- [Task details] Print the lines of the data, starting with the first, up to and including the line where "step_minutes = 5" appears.
## START
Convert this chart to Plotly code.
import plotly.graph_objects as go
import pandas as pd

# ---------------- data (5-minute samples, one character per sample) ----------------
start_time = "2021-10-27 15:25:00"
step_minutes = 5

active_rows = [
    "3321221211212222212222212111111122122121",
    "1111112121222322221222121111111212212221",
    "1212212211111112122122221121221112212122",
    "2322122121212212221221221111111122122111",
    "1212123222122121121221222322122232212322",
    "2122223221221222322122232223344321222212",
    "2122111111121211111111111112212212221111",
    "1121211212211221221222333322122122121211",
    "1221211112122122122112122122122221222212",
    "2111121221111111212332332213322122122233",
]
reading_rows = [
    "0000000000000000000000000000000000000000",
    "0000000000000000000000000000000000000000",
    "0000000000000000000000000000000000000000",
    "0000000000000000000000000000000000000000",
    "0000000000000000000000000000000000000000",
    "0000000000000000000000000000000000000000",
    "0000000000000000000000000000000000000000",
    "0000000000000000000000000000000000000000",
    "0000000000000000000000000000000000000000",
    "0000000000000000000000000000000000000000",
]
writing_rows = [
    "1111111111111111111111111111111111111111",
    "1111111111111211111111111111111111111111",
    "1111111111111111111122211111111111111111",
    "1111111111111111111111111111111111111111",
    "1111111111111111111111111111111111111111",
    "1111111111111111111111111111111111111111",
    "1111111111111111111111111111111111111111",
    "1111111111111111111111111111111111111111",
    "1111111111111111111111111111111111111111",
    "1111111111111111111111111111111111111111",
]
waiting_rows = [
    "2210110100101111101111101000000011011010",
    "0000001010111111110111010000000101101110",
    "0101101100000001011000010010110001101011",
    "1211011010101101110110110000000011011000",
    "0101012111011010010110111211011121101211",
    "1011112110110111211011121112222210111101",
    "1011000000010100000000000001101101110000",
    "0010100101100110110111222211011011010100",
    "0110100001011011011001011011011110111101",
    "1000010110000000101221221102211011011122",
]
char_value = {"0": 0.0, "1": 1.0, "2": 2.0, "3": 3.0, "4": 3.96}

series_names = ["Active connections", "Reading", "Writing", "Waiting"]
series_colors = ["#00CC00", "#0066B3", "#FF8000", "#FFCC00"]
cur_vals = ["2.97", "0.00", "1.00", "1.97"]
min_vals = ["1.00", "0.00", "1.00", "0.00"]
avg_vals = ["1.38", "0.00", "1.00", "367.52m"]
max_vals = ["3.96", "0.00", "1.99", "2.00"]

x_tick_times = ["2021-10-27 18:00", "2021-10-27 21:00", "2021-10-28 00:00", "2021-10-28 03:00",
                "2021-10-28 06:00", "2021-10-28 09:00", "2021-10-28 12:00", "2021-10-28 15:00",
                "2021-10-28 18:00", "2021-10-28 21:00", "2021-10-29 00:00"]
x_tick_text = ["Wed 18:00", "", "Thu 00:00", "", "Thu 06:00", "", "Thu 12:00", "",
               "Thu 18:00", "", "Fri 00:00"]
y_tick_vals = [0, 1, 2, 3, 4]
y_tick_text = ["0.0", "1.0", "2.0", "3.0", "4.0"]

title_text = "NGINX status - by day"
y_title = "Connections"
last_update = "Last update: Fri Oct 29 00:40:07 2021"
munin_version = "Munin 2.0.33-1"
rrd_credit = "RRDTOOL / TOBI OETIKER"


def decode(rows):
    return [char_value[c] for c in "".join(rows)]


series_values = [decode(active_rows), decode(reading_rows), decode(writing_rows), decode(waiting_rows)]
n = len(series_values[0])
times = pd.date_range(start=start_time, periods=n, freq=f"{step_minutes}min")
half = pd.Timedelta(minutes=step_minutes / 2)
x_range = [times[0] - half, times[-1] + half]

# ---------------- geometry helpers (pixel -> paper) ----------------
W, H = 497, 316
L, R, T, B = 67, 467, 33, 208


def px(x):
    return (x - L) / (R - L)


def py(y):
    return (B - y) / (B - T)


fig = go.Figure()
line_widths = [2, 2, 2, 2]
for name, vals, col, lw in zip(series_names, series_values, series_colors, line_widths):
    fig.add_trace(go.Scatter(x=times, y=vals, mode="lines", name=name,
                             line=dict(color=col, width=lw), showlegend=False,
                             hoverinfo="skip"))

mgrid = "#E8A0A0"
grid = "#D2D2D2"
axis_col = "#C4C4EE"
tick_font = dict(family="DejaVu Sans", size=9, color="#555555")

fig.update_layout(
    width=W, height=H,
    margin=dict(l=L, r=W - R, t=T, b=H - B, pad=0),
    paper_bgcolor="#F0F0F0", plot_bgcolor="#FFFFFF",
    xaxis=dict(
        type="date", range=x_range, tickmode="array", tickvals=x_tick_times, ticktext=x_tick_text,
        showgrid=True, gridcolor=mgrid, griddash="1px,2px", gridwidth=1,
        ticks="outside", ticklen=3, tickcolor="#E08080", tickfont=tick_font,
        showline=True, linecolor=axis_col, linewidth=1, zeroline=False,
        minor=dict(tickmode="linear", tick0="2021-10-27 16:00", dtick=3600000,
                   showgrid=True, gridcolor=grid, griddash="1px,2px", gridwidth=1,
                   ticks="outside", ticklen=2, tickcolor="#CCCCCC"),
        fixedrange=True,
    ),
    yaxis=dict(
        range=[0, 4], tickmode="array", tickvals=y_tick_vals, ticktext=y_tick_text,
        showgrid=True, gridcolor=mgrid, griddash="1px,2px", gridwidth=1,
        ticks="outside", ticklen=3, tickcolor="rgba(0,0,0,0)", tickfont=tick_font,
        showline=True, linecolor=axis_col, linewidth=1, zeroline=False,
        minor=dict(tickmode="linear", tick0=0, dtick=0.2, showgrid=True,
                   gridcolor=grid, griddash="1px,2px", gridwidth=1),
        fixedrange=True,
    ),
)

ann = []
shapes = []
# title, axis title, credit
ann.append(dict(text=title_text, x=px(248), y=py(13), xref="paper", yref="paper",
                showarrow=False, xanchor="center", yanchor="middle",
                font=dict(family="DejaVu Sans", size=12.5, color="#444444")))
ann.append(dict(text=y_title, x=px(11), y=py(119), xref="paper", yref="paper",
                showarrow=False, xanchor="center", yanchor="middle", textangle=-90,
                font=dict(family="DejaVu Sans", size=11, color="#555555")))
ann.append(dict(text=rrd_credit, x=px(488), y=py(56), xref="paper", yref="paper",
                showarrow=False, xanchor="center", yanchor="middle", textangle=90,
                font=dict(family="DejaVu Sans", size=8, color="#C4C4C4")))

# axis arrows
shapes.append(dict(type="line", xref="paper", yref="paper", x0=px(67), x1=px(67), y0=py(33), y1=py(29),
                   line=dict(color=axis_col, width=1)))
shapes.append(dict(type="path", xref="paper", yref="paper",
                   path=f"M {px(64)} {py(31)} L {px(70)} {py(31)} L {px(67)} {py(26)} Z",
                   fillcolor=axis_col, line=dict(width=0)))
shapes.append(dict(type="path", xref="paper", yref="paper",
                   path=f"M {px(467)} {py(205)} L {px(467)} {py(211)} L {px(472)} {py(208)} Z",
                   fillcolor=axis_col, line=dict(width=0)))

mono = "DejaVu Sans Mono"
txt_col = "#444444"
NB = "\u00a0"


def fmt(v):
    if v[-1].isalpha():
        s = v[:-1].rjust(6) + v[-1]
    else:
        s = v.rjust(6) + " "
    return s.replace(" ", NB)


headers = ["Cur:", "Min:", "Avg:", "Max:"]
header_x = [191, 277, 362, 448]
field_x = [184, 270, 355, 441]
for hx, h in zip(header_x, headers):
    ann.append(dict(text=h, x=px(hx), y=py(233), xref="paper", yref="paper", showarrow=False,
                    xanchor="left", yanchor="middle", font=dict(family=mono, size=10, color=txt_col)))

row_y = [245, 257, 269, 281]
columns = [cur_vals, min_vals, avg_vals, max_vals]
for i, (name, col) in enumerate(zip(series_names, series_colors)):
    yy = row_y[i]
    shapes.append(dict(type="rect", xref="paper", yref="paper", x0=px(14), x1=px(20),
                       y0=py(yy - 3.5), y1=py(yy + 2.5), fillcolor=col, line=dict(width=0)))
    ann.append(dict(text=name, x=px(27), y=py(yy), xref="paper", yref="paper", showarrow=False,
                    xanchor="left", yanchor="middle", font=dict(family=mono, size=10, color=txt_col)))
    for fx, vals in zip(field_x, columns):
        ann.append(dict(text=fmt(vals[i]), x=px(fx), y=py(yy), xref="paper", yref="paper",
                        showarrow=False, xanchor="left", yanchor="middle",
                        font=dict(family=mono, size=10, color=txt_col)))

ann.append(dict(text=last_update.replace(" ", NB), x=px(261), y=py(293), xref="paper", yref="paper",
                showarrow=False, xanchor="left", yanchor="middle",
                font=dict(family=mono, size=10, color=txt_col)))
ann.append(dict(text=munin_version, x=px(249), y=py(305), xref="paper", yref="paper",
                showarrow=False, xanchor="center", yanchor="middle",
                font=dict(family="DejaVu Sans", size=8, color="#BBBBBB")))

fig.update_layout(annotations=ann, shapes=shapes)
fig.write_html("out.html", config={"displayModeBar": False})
## END
- [Solution for this problem]
Convert this chart to Plotly code.
import plotly.graph_objects as go
import pandas as pd

# ---------------- data (5-minute samples, one character per sample) ----------------
start_time = "2021-10-27 15:25:00"
step_minutes = 5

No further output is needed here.